The recruiting function owns the entry point to that performance advantage. When hiring processes filter out underrepresented talent through structural bias — in job description language, in algorithmic screening, in unexamined funnel drop-off — the organization pays for it in narrower talent pools, lower team performance, and higher voluntary attrition from the diverse employees it does hire into environments that don’t support them.
Big data in DEI recruiting is not an ethical add-on to the recruiting strategy. It is the mechanism by which recruiting stops being the bottleneck on organizational performance diversity. But it requires the same discipline that any analytical function requires: asking the right questions, auditing the process inputs, and holding the outputs to an accountability standard that the data itself defines.
The structured data pipelines that make DEI analytics measurable are the same pipelines that power every other recruiting optimization. Build them correctly, with demographic analysis designed in from the start — not retrofitted after the infrastructure is already in place.
Frequently Asked Questions
Can big data actually reduce bias in hiring, or does it just shift where bias occurs?

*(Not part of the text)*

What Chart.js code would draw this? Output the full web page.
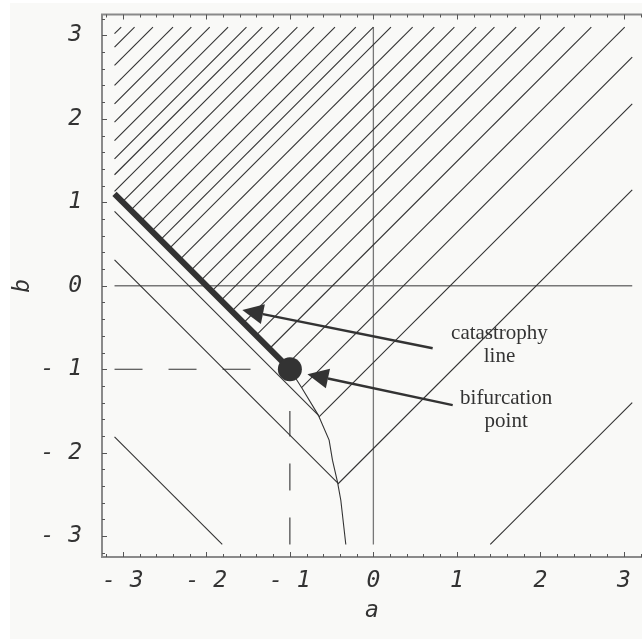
<!DOCTYPE html>
<html>
<head>
<meta charset="utf-8">
<title>Catastrophy map</title>
<script src="https://cdn.jsdelivr.net/npm/chart.js@4/dist/chart.umd.min.js"></script>
<style>
  html, body { margin: 0; padding: 0; background: #fff; overflow: hidden; }
  canvas { display: block; }
</style>
</head>
<body>
<canvas id="map" width="642" height="639"></canvas>
<script>
// contour levels running up to the right, given as b - a
const riseLevels = [6.12, 5.96, 5.74, 5.5, 5.28, 5.06, 4.84, 4.62, 4.43, 4.23, 4.01, 3.81, 3.56, 3.31,
    3.1, 2.89, 2.63, 2.37, 2.13, 1.87, 1.65, 1.39, 1.11, 0.81, 0.49, 0.09, -0.36, -0.92, -1.95, -4.5]
// contour levels running down to the right, given as b + a
const fallLevels = [-2.21, -2.79, -4.91]
// fold curve from the bifurcation point down to the bottom
const foldA = [-1.0, -0.86, -0.66, -0.53, -0.49, -0.43, -0.39, -0.33]
const foldB = [-1.0, -1.22, -1.55, -1.85, -2.09, -2.35, -2.57, -3.1]
// catastrophy line b = -a - 2
const catA = [-3.1, -1]
const catB = [1.1, -1]
const bifPoint = [-1, -1]
const tickVals = [-3, -2, -1, 0, 1, 2, 3]
const noteText = [['catastrophy', 'line'], ['bifurcation', 'point']]
const noteAt = [[1.51, -0.57], [1.59, -1.345]]
const arrowFrom = [[0.71, -0.75], [0.95, -1.43]]
const arrowTo = [[-1.57, -0.29], [-0.79, -1.06]]

const lim = 3.1
const ink = '#333'

const fold = foldA.map((a, i) => ({ x: a, y: foldB[i] }))

// where b - a = c (sign 1) or b + a = c (sign -1) crosses the fold curve
function foldCross(c, sign) {
    for (let i = 0; i < fold.length - 1; i++) {
        const p = fold[i], q = fold[i + 1]
        const fp = p.y - sign * p.x - c
        const fq = q.y - sign * q.x - c
        if (fp === 0) return p
        if (fp * fq < 0) {
            const t = fp / (fp - fq)
            return { x: p.x + t * (q.x - p.x), y: p.y + t * (q.y - p.y) }
        }
    }
    return null
}

function riseLine(c) {
    let start
    const ac = (-2 - c) / 2
    if (ac >= catA[0] && ac <= catA[1]) start = { x: ac, y: -ac - 2 }
    else if (ac < catA[0]) start = { x: -lim, y: -lim + c }
    else start = foldCross(c, 1) || { x: -lim - c, y: -lim }
    const a1 = Math.min(lim, lim - c)
    return [start, { x: a1, y: a1 + c }]
}

function fallLine(d) {
    const end = foldCross(d, -1) || { x: d + lim, y: -lim }
    return [{ x: -lim, y: lim + d }, end]
}

const thin = { showLine: true, pointRadius: 0, borderColor: ink, borderWidth: 1.1, fill: false }

const datasets = [
    { data: [{ x: bifPoint[0], y: bifPoint[1] }], pointRadius: 12, backgroundColor: ink, borderWidth: 0 },
    { ...thin, data: catA.map((a, i) => ({ x: a, y: catB[i] })), borderWidth: 6 },
    { ...thin, data: fold },
    ...riseLevels.map(c => ({ ...thin, data: riseLine(c) })),
    ...fallLevels.map(d => ({ ...thin, data: fallLine(d) })),
    { ...thin, data: [{ x: -lim, y: -1 }, { x: -1.45, y: -1 }], borderDash: [28, 26] },
    { ...thin, data: [{ x: -1, y: -lim }, { x: -1, y: -1.5 }], borderDash: [27, 27] },
    { ...thin, data: [{ x: -lim, y: 0 }, { x: lim, y: 0 }], borderColor: '#777', borderWidth: 1.3 },
    { ...thin, data: [{ x: 0, y: -lim }, { x: 0, y: lim }], borderColor: '#777', borderWidth: 1.3 },
]

const tickFont = { family: 'DejaVu Sans Mono', size: 23, style: 'italic' }
const fmt = v => v < 0 ? '- ' + (-v) : String(v)

function drawArrow(ctx, x0, y0, x1, y1) {
    const ang = Math.atan2(y1 - y0, x1 - x0)
    const len = 21, half = 10
    const bx = x1 - len * Math.cos(ang), by = y1 - len * Math.sin(ang)
    ctx.lineWidth = 2.5
    ctx.beginPath()
    ctx.moveTo(x0, y0)
    ctx.lineTo(bx, by)
    ctx.stroke()
    ctx.beginPath()
    ctx.moveTo(x1, y1)
    ctx.lineTo(bx + half * Math.sin(ang), by - half * Math.cos(ang))
    ctx.lineTo(bx - half * Math.sin(ang), by + half * Math.cos(ang))
    ctx.closePath()
    ctx.fill()
}

const decor = {
    id: 'decor',
    beforeDraw(chart) {
        const ctx = chart.ctx
        ctx.save()
        ctx.fillStyle = '#fff'
        ctx.fillRect(0, 0, chart.width, chart.height)
        ctx.fillStyle = '#f9f9f7'
        ctx.fillRect(10, 3, chart.width - 10, chart.height - 3)
        ctx.restore()
    },
    afterDatasetsDraw(chart) {
        const ctx = chart.ctx
        const xs = chart.scales.x, ys = chart.scales.y
        const { left, right, top, bottom } = chart.chartArea
        ctx.save()
        // frame, its right side runs past the canvas edge
        ctx.strokeStyle = '#8a8a8a'
        ctx.lineWidth = 2
        ctx.beginPath()
        ctx.moveTo(right, top)
        ctx.lineTo(left, top)
        ctx.lineTo(left, bottom)
        ctx.lineTo(right, bottom)
        ctx.stroke()
        // inward ticks every 0.2
        ctx.strokeStyle = '#555'
        ctx.lineWidth = 1
        ctx.beginPath()
        for (let i = -16; i <= 16; i++) {
            const v = i / 5
            const len = i % 5 === 0 ? 5 : 3
            const px = Math.round(xs.getPixelForValue(v)) + 0.5
            const py = Math.round(ys.getPixelForValue(v)) + 0.5
            if (px <= right) {
                ctx.moveTo(px, bottom); ctx.lineTo(px, bottom - len)
                ctx.moveTo(px, top); ctx.lineTo(px, top + len)
            }
            ctx.moveTo(left, py); ctx.lineTo(left + len, py)
        }
        ctx.stroke()
        // arrows
        ctx.strokeStyle = ink
        ctx.fillStyle = ink
        arrowFrom.forEach((f, i) => {
            const t = arrowTo[i]
            drawArrow(ctx, xs.getPixelForValue(f[0]), ys.getPixelForValue(f[1]),
                xs.getPixelForValue(t[0]), ys.getPixelForValue(t[1]))
        })
        // notes
        ctx.font = '21px "Liberation Serif"'
        ctx.textAlign = 'center'
        ctx.textBaseline = 'middle'
        noteText.forEach((lines, i) => {
            const x = xs.getPixelForValue(noteAt[i][0])
            const y = ys.getPixelForValue(noteAt[i][1])
            lines.forEach((s, j) => ctx.fillText(s, x, y + j * 23))
        })
        ctx.restore()
    }
}

new Chart(document.getElementById('map'), {
    type: 'scatter',
    data: { datasets },
    plugins: [decor],
    options: {
        responsive: false,
        animation: false,
        devicePixelRatio: 1,
        events: [],
        layout: { autoPadding: false, padding: { left: 0, top: 14.5, right: 0, bottom: 0 } },
        plugins: { legend: { display: false }, tooltip: { enabled: false } },
        scales: {
            x: {
                // the window cuts the frame just short of its right side
                type: 'linear', min: -3.25, max: 3.217,
                grid: { display: false }, border: { display: false },
                afterBuildTicks: s => { s.ticks = tickVals.map(v => ({ value: v })) },
                afterFit: s => { s.height = 82; s.paddingLeft = 0; s.paddingRight = 0 },
                ticks: { font: tickFont, color: ink, padding: 2, callback: fmt, maxRotation: 0, autoSkip: false },
                title: { display: true, text: 'a', font: tickFont, color: ink, padding: { top: 0, bottom: 14 } }
            },
            y: {
                type: 'linear', min: -3.25, max: 3.25,
                grid: { display: false }, border: { display: false },
                afterBuildTicks: s => { s.ticks = tickVals.map(v => ({ value: v })) },
                afterFit: s => { s.width = 102; s.paddingTop = 0; s.paddingBottom = 0 },
                ticks: { font: tickFont, color: ink, padding: 12, callback: fmt, autoSkip: false },
                title: { display: true, text: 'b', font: tickFont, color: ink, padding: { top: 9, bottom: 0 } }
            }
        }
    }
})
</script>
</body>
</html>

Big data reduces bias when teams audit both inputs and outputs by demographic cohort. It shifts bias when organizations treat algorithmic outputs as neutral without testing them. The tool is not the solution — the audit discipline is.
What DEI metrics matter most in recruiting analytics?
Pipeline conversion rates by demographic group, offer acceptance rates, time-to-hire disparities, and first-year retention by demographic segment. Headcount diversity numbers are the starting point, not the destination. Promotion rates and internal mobility data complete the equity picture.
How do biased training data sets affect AI recruiting tools?
When AI models train on historical hiring decisions made by biased humans, they learn to replicate those decisions. The model does not know the data is biased — it optimizes for the patterns it sees. This is why demographic audits of model outputs are required before deployment, not after.
Is it legal to collect demographic data during the recruiting process?
In the U.S., voluntary self-identification data collected separately from the selection process is lawful under EEOC guidelines. Using protected characteristics as selection criteria is illegal. The separation between data collection for analysis and data use in decisions must be structurally enforced, not just policy-stated.
How should organizations handle candidate data privacy in DEI analytics?
Aggregate and anonymize demographic data before analysis. Limit access to identifiable candidate data to those with a legitimate business need. Publish a clear data use policy in the application process. Align practices with applicable regulations, including state-level AI hiring laws now in effect in several jurisdictions.
What is the difference between diversity metrics and equity metrics?
Diversity metrics count representation — how many people from underrepresented groups are in the pipeline or on payroll. Equity metrics measure fairness of outcomes — whether those employees are promoted, retained, and compensated at comparable rates. Tracking only diversity metrics while ignoring equity metrics produces representation without inclusion.
How do you prevent DEI data initiatives from becoming performative?
Publish the metrics. Internal-only dashboards create accountability for HR but not for the organization. When DEI data is visible to employees, leadership, and stakeholders, the pressure to act on it increases substantially. Measurement without disclosure is theater.